Copyright (c) 2003, 2004, 2005, 2007, 2008 R. Bernstein

This is free software; see the source for copying conditions.

There is NO warranty; not even for MERCHANTABILITY or FITNESS FOR A

PARTICULAR PURPOSE.

CD location   : /dev/cdrom

CD driver name: GNU/Linux

   access mode: ioctl

Vendor                      : PIONEER

Model                       : DVD-RW  DVR-110

Revision                    : 1.22

Hardware                                  : CD-ROM or DVD

Can eject                                 : Yes

Can close tray                            : Yes

Can disable manual eject                  : Yes

Can select juke-box disc                  : No

Can set drive speed                       : No

Can read multiple sessions (e.g. PhotoCD) : Yes

Can hard reset device                     : Yes

Reading....

  Can read Mode 2 Form 1                  : Yes

  Can read Mode 2 Form 2                  : Yes

  Can read (S)VCD (i.e. Mode 2 Form 1/2)  : Yes

  Can read C2 Errors                      : No

  Can read IRSC                           : Yes

  Can read Media Channel Number (or UPC)  : Yes

  Can play audio                          : Yes

  Can read CD-DA                          : Yes

  Can read CD-R                           : Yes

  Can read CD-RW                          : Yes

  Can read DVD-ROM                        : Yes

Writing....

  Can write CD-RW                         : Yes

  Can write DVD-R                         : Yes

  Can write DVD-RAM                       : Yes

  Can write DVD-RW                        : No

  Can write DVD+RW                        : No

----------

## stigger

Art Vandalay

that's exactly the same problem -- limit is the same.

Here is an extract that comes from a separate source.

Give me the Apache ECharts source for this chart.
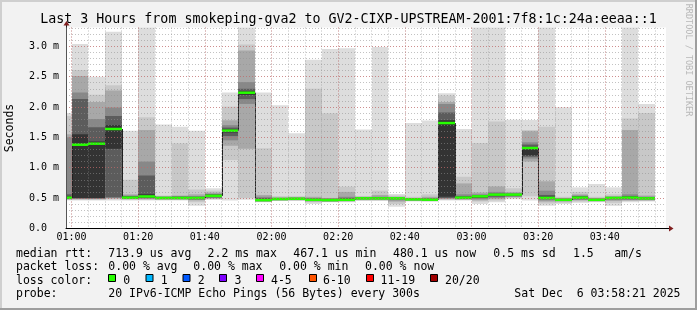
<!DOCTYPE html>
<html><head><meta charset="utf-8">
<script src="https://cdn.jsdelivr.net/npm/echarts@6/dist/echarts.min.js"></script>
<style>html,body{margin:0;padding:0;background:#f2f2f2}#c{width:697px;height:310px}</style>
</head><body><div id="c"></div>
<script>
// ---- data (5-minute smokeping steps, values in ms) ----
const barStart = ['00:55','01:00','01:05','01:10','01:15','01:20','01:25','01:30','01:35','01:40',
  '01:45','01:50','01:55','02:00','02:05','02:10','02:15','02:20','02:25','02:30',
  '02:35','02:40','02:45','02:50','02:55','03:00','03:05','03:10','03:15','03:20',
  '03:25','03:30','03:35','03:40','03:45','03:50'];
const stepMinutes = 5;
// nested smoke ranges: level 1 = outermost (ping1..ping20), level 6 = innermost
const hi1 = [1.90,3.04,2.50,3.24,1.61,3.31,1.71,1.675,1.61,0.66, 2.24,3.31,2.24,2.03,1.565,2.78,2.955,2.97,1.63,2.99, 0.565,1.735,1.775,2.225,1.637,3.31,3.31,1.79,1.785,3.31, 1.995,0.675,0.73,0.675,3.31,2.05];
const hi2 = [1.85,2.61,2.20,2.36,0.80,1.83,0.54,1.40,0.64,0.62, 2.005,3.03,1.32,0.53,0.53,2.30,1.895,0.686,0.53,0.62, 0.54,0.52,0.56,2.19,0.85,1.405,1.76,0.66,1.62,1.675, 0.52,0.60,0.52,0.56,1.81,1.90];
const hi3 = [1.55,2.51,2.08,2.27,0.56,1.62,0.53,0.54,0.56,0.59, 1.78,2.93,0.55,0.51,0.515,0.52,0.50,0.60,0.52,0.55, 0.52,0.50,0.52,2.08,0.74,0.59,0.69,0.60,1.60,0.775, 0.50,0.56,0.50,0.53,1.62,0.54];
const hi4 = [1.50,2.24,1.80,1.99,0.54,1.10,0.52,0.53,0.53,0.57, 1.70,2.41,0.52,0.50,0.505,0.50,0.49,0.52,0.51,0.52, 0.51,0.495,0.50,2.05,0.56,0.56,0.60,0.58,1.417,0.62, 0.49,0.54,0.49,0.52,0.56,0.52];
const hi5 = [0.56,2.13,1.665,1.85,0.53,0.87,0.515,0.52,0.52,0.56, 1.66,2.30,0.50,0.495,0.50,0.49,0.485,0.50,0.505,0.51, 0.50,0.49,0.49,1.91,0.53,0.545,0.575,0.57,1.38,0.55, 0.485,0.53,0.485,0.51,0.53,0.51];
const hi6 = [0.53,1.55,1.43,1.70,0.52,0.56,0.51,0.51,0.51,0.55, 1.63,2.26,0.48,0.49,0.495,0.48,0.48,0.48,0.50,0.50, 0.497,0.485,0.48,1.78,0.52,0.535,0.56,0.56,1.34,0.52, 0.48,0.52,0.48,0.505,0.52,0.50];
const lo6 = [0.49,0.50,0.50,1.31,0.50,0.51,0.49,0.49,0.49,0.52, 1.58,2.20,0.455,0.475,0.48,0.46,0.455,0.46,0.485,0.485, 0.49,0.47,0.465,0.52,0.49,0.51,0.54,0.54,1.20,0.49, 0.46,0.49,0.46,0.49,0.49,0.485];
const lo5 = [0.49,0.49,0.49,0.51,0.49,0.50,0.485,0.485,0.48,0.51, 1.52,2.13,0.45,0.47,0.475,0.455,0.45,0.455,0.48,0.48, 0.48,0.465,0.46,0.50,0.485,0.50,0.52,0.53,1.18,0.48, 0.455,0.48,0.455,0.48,0.48,0.48];
const lo4 = [0.48,0.49,0.49,0.50,0.49,0.49,0.48,0.48,0.47,0.50, 1.45,2.05,0.445,0.465,0.47,0.45,0.445,0.45,0.475,0.475, 0.46,0.46,0.455,0.49,0.48,0.48,0.50,0.52,1.15,0.46, 0.45,0.47,0.45,0.47,0.47,0.47];
const lo3 = [0.48,0.48,0.48,0.49,0.48,0.48,0.475,0.475,0.46,0.49, 1.36,1.31,0.44,0.46,0.465,0.44,0.44,0.445,0.47,0.47, 0.44,0.455,0.45,0.48,0.475,0.46,0.48,0.51,1.10,0.44, 0.44,0.46,0.445,0.45,0.46,0.46];
const lo2 = [0.47,0.47,0.47,0.48,0.47,0.47,0.47,0.47,0.43,0.48, 1.125,0.50,0.44,0.455,0.46,0.43,0.435,0.44,0.46,0.46, 0.40,0.45,0.445,0.47,0.47,0.44,0.46,0.50,0.53,0.41, 0.42,0.44,0.44,0.42,0.45,0.45];
const lo1 = [0.46,0.46,0.46,0.46,0.46,0.46,0.46,0.46,0.37,0.47, 0.46,0.47,0.43,0.45,0.45,0.40,0.43,0.43,0.45,0.45, 0.355,0.44,0.44,0.46,0.46,0.40,0.43,0.48,0.46,0.37, 0.40,0.42,0.43,0.37,0.43,0.44];
const median = [0.505,1.378,1.395,1.637,0.505,0.525,0.50,0.50,0.50,0.535, 1.61,2.235,0.465,0.483,0.487,0.47,0.466,0.47,0.494,0.494, 0.494,0.478,0.472,1.735,0.505,0.527,0.555,0.555,1.323,0.50, 0.47,0.505,0.47,0.50,0.505,0.494];

const xLabels = ['01:00','01:20','01:40','02:00','02:20','02:40','03:00','03:20','03:40'];
const yLabelValues = [0,0.5,1.0,1.5,2.0,2.5,3.0];
const rangeStart = '00:58:21', rangeMinutes = 180;
const yMax = 3.31;

const titleText = 'Last 3 Hours from smokeping-gva2 to GV2-CIXP-UPSTREAM-2001:7f8:1c:24a:eeaa::1';
const legendRows = [
  [['median rtt:',16],['713.9 us avg',108.3],['2.2 ms max',207.6],['467.1 us min',293.3],['480.1 us now',393],['0.5 ms sd',493.3],['1.5',573],['am/s',614.2]],
  [['packet loss:',16],['0.00 % avg',108.3],['0.00 % max',193.3],['0.00 % min',279.2],['0.00 % now',365]],
  [['loss color:',16]],
  [['probe:',16],['20 IPv6-ICMP Echo Pings (56 Bytes) every 300s',108.3]]
];
const lossLabels = ['0','1','2','3','4-5','6-10','11-19','20/20'];
const lossColors = ['#26ff00','#00b8ff','#0059ff','#7e00ff','#ff00ff','#ff5500','#ff0000','#a00000'];
const lossBoxX = [108,145.5,182.5,219,256,309,366,430];
const lossTextX = [123.3,160.7,197.7,234.5,271,323,380.5,445];
const dateText = 'Sat Dec  6 03:58:21 2025';

// ---- helpers ----
const toMin = s => { const p = s.split(':').map(Number); return p[0]*60 + p[1] + (p[2]||0)/60; };
const pad = n => String(n).padStart(2,'0');
const fmtTime = v => { const h = Math.floor(v/60 + 1e-6); const m = Math.round(v - h*60); return pad(h)+':'+pad(m); };
const xMin = toMin(rangeStart), xMax = xMin + rangeMinutes;
const majorX = xLabels.map(toMin);
const minorX = []; for (let m = Math.ceil(xMin/stepMinutes)*stepMinutes; m <= xMax; m += stepMinutes) minorX.push(m);
const minorY = []; for (let i = 0; i*0.1 <= yMax + 1e-9; i++) minorY.push(+(i*0.1).toFixed(1));

const levelHi = [hi1,hi2,hi3,hi4,hi5,hi6];
const levelLo = [lo1,lo2,lo3,lo4,lo5,lo6];
const levelColors = ['#dddddd','#c8c8c8','#a8a8a8','#888888','#5c5c5c','#333333'];
const seriesData = barStart.map((s,i) => [toMin(s), toMin(s)+stepMinutes, hi1[i], lo1[i], median[i]]);

const FONT = '"DejaVu Sans Mono", monospace';
const minorGrid = {show:true, lineStyle:{color:'rgba(143,143,143,0.55)', width:1, type:[1,2]}};
const majorGrid = {show:true, lineStyle:{color:'rgba(222,79,79,0.45)', width:1, type:[1,2]}};

const chart = echarts.init(document.getElementById('c'), null, {renderer:'canvas', width:697, height:310});

const graphics = [];
// frame shading
graphics.push({type:'line', shape:{x1:0,y1:1,x2:697,y2:1}, style:{stroke:'#cfcfcf', lineWidth:2}, z:100});
graphics.push({type:'line', shape:{x1:1,y1:0,x2:1,y2:310}, style:{stroke:'#cfcfcf', lineWidth:2}, z:100});
graphics.push({type:'line', shape:{x1:0,y1:309,x2:697,y2:309}, style:{stroke:'#9e9e9e', lineWidth:2}, z:100});
graphics.push({type:'line', shape:{x1:696,y1:0,x2:696,y2:310}, style:{stroke:'#9e9e9e', lineWidth:2}, z:100});
// title
graphics.push({type:'text', x:348.5, y:19.5, style:{text:titleText, font:'13.3px '+FONT, fill:'#000', align:'center', verticalAlign:'middle'}});
// watermark
graphics.push({type:'text', x:688, y:60, rotation:-Math.PI/2, style:{text:'RRDTOOL / TOBI OETIKER', font:'8.5px '+FONT, fill:'#b8b8b8', align:'center', verticalAlign:'middle'}});
// y axis name
graphics.push({type:'text', x:10.5, y:128, rotation:Math.PI/2, style:{text:'Seconds', font:'11.5px '+FONT, fill:'#000', align:'center', verticalAlign:'middle'}});
// axis arrows
graphics.push({type:'line', shape:{x1:66.5,y1:27.5,x2:66.5,y2:24.5}, style:{stroke:'#1f1f1f', lineWidth:1}, z:100});
graphics.push({type:'polygon', shape:{points:[[63.5,25.5],[69.5,25.5],[66.5,21]]}, style:{fill:'#801f1f'}, z:100});
graphics.push({type:'line', shape:{x1:666,y1:228.5,x2:669,y2:228.5}, style:{stroke:'#000', lineWidth:1}, z:100});
graphics.push({type:'polygon', shape:{points:[[669,225.5],[669,231.5],[673.5,228.5]]}, style:{fill:'#801f1f'}, z:100});
// legend rows
const rowY = [254, 267.5, 281, 294.5];
legendRows.forEach((row,r) => row.forEach(([t,x]) => graphics.push({type:'text', x:x, y:rowY[r], style:{text:t, font:'11.5px '+FONT, fill:'#000', align:'left', verticalAlign:'middle'}})));
lossLabels.forEach((t,k) => {
  graphics.push({type:'rect', shape:{x:lossBoxX[k]+0.5, y:274.5, width:7, height:7}, style:{fill:lossColors[k], stroke:'#000', lineWidth:1}});
  graphics.push({type:'text', x:lossTextX[k], y:rowY[2], style:{text:t, font:'11.5px '+FONT, fill:'#000', align:'left', verticalAlign:'middle'}});
});
graphics.push({type:'text', x:680.5, y:rowY[3], style:{text:dateText, font:'11.5px '+FONT, fill:'#000', align:'right', verticalAlign:'middle'}});

const option = {
  backgroundColor:'#f2f2f2',
  animation:false,
  grid:{left:66, right:31, top:27.5, bottom:81.7, show:true, backgroundColor:'#ffffff', borderWidth:0},
  xAxis:[
    {type:'value', min:xMin, max:xMax, position:'bottom', z:3,
     axisLine:{show:true, onZero:false, lineStyle:{color:'#000', width:1}},
     axisTick:{show:false, customValues:minorX}, axisLabel:{show:false, customValues:minorX},
     splitLine:minorGrid},
    {type:'value', min:xMin, max:xMax, position:'bottom', z:3,
     axisLine:{show:false, onZero:false},
     axisTick:{show:false, customValues:majorX},
     axisLabel:{show:true, customValues:majorX, formatter:v => fmtTime(v), margin:4, color:'#000', fontFamily:FONT, fontSize:10},
     splitLine:majorGrid}
  ],
  yAxis:[
    {type:'value', min:0, max:yMax, position:'left', z:3,
     axisLine:{show:true, onZero:false, lineStyle:{color:'#555', width:1}},
     axisTick:{show:false, customValues:minorY}, axisLabel:{show:false, customValues:minorY},
     splitLine:minorGrid},
    {type:'value', min:0, max:yMax, position:'left', z:3,
     axisLine:{show:false, onZero:false},
     axisTick:{show:false, customValues:yLabelValues},
     axisLabel:{show:true, customValues:yLabelValues, margin:7, color:'#000', fontFamily:FONT, fontSize:10,
       formatter:v => v === 0 ? '0.0  ' : v.toFixed(1)+' m'},
     splitLine:majorGrid}
  ],
  graphic:graphics,
  series:[{
    type:'custom', xAxisIndex:0, yAxisIndex:0, data:seriesData, encode:{x:[0,1], y:[2,3,4]},
    renderItem(params, api){
      const i = params.dataIndex;
      const cs = params.coordSys;
      const xa = Math.round(api.coord([api.value(0), 0])[0]);
      const xb = Math.round(api.coord([api.value(1), 0])[0]);
      const x0 = Math.max(xa, cs.x), x1 = Math.min(xb, cs.x + cs.width);
      if (x1 <= x0) return null;
      const Y = v => Math.max(cs.y, api.coord([api.value(0), v])[1]);
      const children = [];
      for (let k = 0; k < 6; k++) {
        const ya = Y(levelHi[k][i]), yb = Y(levelLo[k][i]);
        children.push({type:'rect', shape:{x:x0, y:ya, width:x1-x0, height:Math.max(0,yb-ya)}, style:{fill:levelColors[k]}});
      }
      const ym = Y(median[i]);
      if (i > 0) {
        const yp = Y(median[i-1]);
        children.push({type:'line', shape:{x1:xa+0.5, y1:yp, x2:xa+0.5, y2:ym}, style:{stroke:'#202020', lineWidth:1}});
      }
      children.push({type:'rect', shape:{x:x0, y:ym-1.25, width:x1-x0, height:2.5}, style:{fill:'#26ff00'}});
      return {type:'group', children};
    }
  }]
};
chart.setOption(option);
</script></body></html>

my drive — _NEC DVD_RW ND-3500AG.

----------

## eccerr0r

It looks like both of you are using legacy cdrom/ide drivers by guessing from hda/hdb.  Does the SATA/libATA drivers exhibit the same problem?  It should show up as scdX if all your drivers are setup properly..

PATA CDROMs can be run under the libATA driver.  The only exception is that I think IA64 PIIX4 doesn't seem to work with libATA.  YMMV as usual.

This isn't a fix if it actually works -- this is a workaround.  If it does, then we know the problem is in the legacy PATA driver.

BTW: All my tests were under the USB and USB-IDE-SCSI mass storage driver, so this may be the missing link - bad legacy PATA driver.

----------

## stigger

eccerr0r

sorry for the lame question, but how can i switch the driver?

----------

## eccerr0r

I don't know what you're using for primary (hard) disks, but I suspect that both of you are using SATA or SCSI primary disks already.  Likely the PATA CDROM/DVD drives being used are simply hanging off a different controller; just select the libATA controller that corresponds to the controller you have.  Some of these drivers may be experimental still; but one thing that you must do is disable legacy PATA support; legacy PATA support for your PATA CDROM will trump libata/SATA support.

Then make sure SCSI CDROM drivers are compiled in.

Then try again with /dev/scdX and see if it works.

My laptop uses a parallel CD/DVDROM and I'm usually using IDE-SCSI, and oddly enough it seems to work fine.  I'm still using all-legacy disk controller driver on that machine.

----------